With the New York Giants lacking depth in the secondary, there’s only a few options remaining in regard to bolstering the unit and making it serviceable this season.
1.) Try to sign a veteran corner with the remaining cap
2.) Hope for the best from the current roster
3.) Put young players in a position to start and rise to the occasion
Where do the New York Giants stand with the secondary? And what did we see in week 1 of the preseason?
All of the options listed above are, well, poor. None offer any sort of optimism or support from the fleeting quality in the secondary. In week one of the preseason, No.2 corner Eli Apple was torched by a backup receiver, showing a dismal display of man-coverage. Higgins simply allowed Apple to run step-for-step up the sideline until he put his arm under Apple’s and simply shrugged him toward the sideline as he bolted into a deep post-route.
If you haven’t already figured it out, the above play is very similar to what we’ve seen from Apple in the past, and if he can’t improve, we are looking at a very bad situation.

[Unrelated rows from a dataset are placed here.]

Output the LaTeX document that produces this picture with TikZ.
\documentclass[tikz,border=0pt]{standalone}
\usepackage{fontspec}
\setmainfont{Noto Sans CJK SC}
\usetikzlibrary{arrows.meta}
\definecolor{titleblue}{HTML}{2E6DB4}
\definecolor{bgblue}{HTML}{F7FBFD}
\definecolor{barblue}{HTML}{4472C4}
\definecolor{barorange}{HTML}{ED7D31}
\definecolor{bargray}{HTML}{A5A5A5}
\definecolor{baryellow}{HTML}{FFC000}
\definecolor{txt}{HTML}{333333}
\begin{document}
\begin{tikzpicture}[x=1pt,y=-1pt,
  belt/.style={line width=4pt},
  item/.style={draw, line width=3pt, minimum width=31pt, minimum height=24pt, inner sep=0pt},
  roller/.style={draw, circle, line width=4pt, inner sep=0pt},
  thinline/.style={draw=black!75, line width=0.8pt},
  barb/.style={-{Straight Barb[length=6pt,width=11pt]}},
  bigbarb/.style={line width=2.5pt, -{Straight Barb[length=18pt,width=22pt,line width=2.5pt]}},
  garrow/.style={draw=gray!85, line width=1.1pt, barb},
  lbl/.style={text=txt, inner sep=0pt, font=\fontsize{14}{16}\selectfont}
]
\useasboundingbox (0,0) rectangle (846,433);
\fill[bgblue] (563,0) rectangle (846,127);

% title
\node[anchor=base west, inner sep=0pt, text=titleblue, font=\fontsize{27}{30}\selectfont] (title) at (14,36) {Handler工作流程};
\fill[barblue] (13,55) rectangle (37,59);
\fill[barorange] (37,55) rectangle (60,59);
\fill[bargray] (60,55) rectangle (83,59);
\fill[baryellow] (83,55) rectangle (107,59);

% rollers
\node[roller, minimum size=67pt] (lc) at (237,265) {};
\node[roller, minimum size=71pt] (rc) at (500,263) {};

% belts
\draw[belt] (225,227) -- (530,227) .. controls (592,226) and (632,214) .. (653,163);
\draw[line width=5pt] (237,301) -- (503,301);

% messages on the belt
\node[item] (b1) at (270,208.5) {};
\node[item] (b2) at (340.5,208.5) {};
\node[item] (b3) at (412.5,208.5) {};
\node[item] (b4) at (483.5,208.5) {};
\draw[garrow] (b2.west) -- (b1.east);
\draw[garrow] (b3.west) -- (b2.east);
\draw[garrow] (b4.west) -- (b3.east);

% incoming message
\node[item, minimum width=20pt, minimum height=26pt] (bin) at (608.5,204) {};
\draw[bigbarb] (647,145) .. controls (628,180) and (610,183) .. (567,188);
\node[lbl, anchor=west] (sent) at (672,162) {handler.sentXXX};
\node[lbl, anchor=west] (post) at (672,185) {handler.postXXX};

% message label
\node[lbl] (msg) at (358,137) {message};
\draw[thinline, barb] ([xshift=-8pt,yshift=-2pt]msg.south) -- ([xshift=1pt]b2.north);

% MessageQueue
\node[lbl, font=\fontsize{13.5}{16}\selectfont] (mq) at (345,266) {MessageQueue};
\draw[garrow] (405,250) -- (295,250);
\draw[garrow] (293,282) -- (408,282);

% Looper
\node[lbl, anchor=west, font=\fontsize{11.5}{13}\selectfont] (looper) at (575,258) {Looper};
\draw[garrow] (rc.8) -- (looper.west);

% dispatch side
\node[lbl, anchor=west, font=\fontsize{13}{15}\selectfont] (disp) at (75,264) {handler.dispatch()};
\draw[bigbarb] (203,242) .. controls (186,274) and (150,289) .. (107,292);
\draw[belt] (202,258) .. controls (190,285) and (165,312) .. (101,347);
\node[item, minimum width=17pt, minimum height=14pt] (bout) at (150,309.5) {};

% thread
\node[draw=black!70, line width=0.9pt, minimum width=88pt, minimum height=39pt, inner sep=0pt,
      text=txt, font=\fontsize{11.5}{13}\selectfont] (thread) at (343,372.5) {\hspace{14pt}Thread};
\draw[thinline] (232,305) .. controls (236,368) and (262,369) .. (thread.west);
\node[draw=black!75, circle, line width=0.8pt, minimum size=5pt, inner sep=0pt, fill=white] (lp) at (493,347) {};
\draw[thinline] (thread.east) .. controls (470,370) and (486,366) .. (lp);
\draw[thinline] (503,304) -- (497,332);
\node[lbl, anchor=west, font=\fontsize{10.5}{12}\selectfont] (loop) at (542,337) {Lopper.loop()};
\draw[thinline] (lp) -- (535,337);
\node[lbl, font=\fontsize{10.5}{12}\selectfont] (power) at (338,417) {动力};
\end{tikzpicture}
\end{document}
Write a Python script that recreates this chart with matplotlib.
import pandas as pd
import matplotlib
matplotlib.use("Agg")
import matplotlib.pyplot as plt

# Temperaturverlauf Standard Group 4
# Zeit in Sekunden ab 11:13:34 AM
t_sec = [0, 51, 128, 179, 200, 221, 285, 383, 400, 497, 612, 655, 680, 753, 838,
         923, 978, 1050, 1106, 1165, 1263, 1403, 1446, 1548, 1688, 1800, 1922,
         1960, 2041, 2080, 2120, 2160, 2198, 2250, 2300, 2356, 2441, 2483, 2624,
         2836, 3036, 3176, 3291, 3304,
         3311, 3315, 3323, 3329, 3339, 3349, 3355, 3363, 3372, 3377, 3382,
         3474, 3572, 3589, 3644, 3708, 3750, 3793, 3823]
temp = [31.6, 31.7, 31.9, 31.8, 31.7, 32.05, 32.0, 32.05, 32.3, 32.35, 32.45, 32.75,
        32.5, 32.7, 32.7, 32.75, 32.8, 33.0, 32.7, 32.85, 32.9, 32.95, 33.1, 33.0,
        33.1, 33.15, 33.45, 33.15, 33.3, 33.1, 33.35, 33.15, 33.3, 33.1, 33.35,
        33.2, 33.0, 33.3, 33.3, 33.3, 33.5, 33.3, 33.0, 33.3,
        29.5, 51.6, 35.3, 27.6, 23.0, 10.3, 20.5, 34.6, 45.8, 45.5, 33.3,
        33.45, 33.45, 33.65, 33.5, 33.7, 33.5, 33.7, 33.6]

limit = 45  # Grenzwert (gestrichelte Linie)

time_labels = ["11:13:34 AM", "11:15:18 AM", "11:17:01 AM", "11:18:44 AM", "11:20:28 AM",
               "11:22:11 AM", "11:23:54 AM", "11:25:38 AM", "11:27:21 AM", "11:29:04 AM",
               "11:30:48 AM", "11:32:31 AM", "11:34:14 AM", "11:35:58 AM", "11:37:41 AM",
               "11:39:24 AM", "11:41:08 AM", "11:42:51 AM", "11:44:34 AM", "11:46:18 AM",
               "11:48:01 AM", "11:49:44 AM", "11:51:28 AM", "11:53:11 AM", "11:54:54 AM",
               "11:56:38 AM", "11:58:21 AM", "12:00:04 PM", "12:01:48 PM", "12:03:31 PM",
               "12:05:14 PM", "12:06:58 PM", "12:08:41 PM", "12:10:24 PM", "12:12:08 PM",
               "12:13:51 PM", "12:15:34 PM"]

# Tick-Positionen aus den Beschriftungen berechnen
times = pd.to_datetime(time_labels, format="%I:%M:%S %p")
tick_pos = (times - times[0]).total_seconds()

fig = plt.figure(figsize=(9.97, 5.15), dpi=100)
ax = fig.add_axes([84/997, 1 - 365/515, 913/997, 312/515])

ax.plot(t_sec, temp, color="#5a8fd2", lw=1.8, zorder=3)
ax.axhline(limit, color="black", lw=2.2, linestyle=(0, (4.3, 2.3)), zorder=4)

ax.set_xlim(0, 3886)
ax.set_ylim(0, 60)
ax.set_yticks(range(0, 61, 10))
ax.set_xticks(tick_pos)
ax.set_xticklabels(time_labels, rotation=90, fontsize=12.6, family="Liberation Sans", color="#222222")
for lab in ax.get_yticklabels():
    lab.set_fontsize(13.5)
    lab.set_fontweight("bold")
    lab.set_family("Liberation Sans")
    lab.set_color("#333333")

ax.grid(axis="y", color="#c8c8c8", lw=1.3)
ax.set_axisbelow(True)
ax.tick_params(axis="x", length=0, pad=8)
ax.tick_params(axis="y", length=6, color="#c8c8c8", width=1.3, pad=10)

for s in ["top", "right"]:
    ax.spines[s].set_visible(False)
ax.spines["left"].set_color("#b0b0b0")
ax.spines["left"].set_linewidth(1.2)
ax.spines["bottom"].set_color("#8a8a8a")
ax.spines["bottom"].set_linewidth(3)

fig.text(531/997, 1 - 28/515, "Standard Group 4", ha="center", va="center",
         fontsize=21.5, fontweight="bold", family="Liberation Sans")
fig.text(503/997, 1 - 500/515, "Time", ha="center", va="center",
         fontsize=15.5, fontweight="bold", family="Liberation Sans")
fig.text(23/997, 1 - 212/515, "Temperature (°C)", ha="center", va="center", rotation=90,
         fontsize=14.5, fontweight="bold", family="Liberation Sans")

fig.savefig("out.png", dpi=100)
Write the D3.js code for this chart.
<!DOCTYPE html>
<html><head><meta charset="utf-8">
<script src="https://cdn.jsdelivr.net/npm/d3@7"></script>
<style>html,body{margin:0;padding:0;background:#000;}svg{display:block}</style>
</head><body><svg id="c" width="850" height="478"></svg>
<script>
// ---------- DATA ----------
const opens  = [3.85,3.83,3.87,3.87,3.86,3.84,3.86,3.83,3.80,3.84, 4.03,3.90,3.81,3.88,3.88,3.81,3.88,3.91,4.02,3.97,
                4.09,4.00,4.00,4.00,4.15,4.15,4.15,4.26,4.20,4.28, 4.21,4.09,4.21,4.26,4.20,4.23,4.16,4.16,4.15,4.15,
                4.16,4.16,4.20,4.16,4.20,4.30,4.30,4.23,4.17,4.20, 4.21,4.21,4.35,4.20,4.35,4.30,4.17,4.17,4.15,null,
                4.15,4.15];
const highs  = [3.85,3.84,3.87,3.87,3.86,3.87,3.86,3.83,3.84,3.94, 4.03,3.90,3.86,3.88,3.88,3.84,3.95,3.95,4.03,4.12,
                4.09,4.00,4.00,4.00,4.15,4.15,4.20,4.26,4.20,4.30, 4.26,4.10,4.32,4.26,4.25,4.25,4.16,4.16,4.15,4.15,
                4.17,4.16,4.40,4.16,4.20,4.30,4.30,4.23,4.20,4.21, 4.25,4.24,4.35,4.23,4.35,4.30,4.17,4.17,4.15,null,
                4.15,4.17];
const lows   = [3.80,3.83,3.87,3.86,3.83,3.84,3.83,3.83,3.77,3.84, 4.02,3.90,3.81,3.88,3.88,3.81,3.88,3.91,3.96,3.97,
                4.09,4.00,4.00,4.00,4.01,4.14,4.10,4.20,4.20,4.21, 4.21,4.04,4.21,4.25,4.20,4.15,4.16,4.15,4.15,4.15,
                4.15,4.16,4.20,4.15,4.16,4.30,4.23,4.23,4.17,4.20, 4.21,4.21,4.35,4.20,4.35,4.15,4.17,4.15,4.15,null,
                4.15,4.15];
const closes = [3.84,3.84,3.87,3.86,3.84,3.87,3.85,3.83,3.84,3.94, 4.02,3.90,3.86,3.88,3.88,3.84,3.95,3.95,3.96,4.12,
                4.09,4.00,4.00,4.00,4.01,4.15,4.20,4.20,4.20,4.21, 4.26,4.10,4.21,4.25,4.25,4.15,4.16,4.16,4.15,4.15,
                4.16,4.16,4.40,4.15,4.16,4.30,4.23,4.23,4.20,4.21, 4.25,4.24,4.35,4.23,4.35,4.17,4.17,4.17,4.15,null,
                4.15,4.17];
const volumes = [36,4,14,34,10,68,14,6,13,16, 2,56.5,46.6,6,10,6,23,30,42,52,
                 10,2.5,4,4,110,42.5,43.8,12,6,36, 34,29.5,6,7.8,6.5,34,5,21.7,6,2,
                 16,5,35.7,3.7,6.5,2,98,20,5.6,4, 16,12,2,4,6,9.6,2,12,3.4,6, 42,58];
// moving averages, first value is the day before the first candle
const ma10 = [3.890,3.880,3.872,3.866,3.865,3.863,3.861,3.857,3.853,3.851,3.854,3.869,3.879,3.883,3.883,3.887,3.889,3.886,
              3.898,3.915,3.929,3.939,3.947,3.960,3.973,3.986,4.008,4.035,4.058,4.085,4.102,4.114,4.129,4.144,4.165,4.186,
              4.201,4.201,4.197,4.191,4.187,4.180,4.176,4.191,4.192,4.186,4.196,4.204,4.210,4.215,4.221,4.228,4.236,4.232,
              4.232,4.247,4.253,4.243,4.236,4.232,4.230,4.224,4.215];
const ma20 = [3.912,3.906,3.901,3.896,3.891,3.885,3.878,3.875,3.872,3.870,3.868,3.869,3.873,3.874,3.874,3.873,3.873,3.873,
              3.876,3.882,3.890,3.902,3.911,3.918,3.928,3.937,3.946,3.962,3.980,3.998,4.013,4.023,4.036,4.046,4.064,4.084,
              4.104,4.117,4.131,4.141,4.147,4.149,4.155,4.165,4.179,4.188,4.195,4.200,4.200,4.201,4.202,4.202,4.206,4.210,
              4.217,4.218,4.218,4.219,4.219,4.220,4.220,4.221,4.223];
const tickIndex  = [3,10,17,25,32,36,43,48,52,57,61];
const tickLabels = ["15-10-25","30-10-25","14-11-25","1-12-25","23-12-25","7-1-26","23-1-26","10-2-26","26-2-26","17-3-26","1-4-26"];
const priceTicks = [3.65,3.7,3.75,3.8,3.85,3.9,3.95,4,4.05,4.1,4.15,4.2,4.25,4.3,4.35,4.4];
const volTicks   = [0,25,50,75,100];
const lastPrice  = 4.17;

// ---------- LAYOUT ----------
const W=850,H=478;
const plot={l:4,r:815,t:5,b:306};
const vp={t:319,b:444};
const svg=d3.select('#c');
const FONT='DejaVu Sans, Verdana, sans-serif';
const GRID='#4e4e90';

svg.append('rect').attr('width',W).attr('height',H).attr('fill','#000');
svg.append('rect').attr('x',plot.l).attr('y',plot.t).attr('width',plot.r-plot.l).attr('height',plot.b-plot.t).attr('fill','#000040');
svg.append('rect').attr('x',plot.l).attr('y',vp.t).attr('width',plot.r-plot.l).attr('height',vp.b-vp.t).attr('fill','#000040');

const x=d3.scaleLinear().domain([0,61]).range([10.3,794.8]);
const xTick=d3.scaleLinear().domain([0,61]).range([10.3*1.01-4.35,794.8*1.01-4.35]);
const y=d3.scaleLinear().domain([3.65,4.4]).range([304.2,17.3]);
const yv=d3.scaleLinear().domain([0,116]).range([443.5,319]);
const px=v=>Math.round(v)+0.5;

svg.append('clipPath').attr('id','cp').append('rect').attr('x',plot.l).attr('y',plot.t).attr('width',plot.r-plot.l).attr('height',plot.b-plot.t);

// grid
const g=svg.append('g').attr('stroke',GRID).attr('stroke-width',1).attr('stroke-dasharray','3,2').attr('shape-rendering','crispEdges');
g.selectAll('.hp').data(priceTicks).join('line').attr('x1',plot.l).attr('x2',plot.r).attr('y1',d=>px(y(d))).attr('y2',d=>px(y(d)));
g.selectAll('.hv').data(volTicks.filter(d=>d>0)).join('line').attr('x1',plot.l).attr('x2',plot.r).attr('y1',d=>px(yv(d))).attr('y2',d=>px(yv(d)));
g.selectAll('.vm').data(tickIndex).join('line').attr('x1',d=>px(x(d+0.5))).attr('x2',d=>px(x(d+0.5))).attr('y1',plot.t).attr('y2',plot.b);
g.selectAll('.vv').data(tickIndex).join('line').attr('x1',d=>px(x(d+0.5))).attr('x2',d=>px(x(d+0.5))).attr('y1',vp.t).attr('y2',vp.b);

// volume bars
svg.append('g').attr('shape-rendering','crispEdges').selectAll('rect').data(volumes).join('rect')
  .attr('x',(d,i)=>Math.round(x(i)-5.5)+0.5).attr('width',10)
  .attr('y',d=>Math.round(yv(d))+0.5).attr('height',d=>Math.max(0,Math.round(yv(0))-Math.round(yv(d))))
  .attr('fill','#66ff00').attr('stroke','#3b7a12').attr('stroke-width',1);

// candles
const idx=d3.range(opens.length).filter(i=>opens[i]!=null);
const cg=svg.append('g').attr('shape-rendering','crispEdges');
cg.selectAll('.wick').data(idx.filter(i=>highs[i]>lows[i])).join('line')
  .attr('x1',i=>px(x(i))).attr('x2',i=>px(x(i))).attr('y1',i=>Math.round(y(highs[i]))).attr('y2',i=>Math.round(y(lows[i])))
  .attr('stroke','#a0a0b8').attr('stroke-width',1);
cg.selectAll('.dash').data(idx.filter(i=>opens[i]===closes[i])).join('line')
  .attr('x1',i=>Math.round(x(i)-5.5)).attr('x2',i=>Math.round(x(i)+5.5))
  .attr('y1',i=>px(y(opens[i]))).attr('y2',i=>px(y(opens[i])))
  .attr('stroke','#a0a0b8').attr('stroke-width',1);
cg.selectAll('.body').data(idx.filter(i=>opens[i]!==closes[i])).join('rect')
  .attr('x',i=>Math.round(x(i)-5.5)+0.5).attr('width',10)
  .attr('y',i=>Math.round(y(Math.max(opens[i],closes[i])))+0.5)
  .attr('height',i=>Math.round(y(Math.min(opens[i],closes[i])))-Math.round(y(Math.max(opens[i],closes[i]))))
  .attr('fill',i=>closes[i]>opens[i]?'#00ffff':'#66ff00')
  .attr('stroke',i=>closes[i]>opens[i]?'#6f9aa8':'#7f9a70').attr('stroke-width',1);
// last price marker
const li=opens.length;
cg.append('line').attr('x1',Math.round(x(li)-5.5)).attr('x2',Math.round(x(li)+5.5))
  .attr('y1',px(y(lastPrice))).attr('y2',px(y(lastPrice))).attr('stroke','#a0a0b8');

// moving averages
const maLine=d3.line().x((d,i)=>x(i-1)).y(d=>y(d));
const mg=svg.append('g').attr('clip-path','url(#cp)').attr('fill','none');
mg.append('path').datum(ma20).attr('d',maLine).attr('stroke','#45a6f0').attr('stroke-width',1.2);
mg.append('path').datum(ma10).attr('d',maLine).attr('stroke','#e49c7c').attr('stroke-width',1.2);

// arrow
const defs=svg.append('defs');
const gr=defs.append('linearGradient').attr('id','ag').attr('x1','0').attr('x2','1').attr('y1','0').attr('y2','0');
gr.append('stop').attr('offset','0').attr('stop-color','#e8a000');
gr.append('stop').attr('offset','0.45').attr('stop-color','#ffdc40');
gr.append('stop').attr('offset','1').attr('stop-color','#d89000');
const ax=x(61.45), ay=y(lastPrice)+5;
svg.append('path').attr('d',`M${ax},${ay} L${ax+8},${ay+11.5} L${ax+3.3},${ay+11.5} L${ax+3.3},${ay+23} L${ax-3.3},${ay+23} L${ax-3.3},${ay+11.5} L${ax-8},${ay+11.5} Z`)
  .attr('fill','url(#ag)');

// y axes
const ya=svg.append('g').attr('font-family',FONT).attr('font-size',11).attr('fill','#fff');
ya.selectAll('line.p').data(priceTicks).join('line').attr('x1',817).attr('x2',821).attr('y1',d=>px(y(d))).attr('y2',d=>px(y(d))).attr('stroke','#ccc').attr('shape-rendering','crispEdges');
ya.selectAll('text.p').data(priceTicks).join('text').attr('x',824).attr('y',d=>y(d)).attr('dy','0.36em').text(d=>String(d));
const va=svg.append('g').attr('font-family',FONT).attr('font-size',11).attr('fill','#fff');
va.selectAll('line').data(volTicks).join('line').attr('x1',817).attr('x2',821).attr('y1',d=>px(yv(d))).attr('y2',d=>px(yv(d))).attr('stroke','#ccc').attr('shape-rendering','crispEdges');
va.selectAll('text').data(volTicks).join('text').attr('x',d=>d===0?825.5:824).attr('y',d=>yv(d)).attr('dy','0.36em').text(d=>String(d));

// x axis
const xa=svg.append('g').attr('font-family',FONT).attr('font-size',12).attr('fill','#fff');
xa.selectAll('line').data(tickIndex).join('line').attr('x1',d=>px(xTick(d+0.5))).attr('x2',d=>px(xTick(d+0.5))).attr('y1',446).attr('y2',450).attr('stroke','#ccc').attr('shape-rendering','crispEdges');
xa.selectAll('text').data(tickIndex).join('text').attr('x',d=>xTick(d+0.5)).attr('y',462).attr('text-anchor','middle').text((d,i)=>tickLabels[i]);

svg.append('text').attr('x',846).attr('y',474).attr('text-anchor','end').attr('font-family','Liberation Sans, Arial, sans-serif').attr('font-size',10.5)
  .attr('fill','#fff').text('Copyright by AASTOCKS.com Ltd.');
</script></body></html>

Rookie cornerback out of Penn State, Grant Haley, will likely play a key role in the pass-defense this year. His ability to stick with his man and move quickly will be utilized frequently on slot corners, if William Gay either succumbs to injury or struggles. Gay has already sustained an ailment in training camp, opening up an opportunity for Grant. In regard to corners, it’s better not to hear their name, as it means they aren’t making many mistakes. Haley has managed to keep his name off the criticism list for the most part.
Former Penn State cornerback Grant Haley checked in for the Giants this series. Good tackle against Cleveland's Nick Chubb for a 1-yard loss.
— Mark Wogenrich (@MarkWogenrich) August 10, 2018
Grant Haley doing a good job in coverage on the outside. Guessing Giants want to see how he holds up there with a pretty good feel of what he can do in the slot already.
— Art Stapleton (@art_stapleton) August 10, 2018
It’s possible Haley is thrown into the fire on the exterior, facing off against wide-outs rather than slot-receivers. The technique and physical abilities are on the opposite spectrum when it comes to corners – Haley seems to be more than capable of managing his assignment at either.
Moving forward in the preseason, Haley will need to continue his development quickly, as he will be needed sooner rather than later in 2018.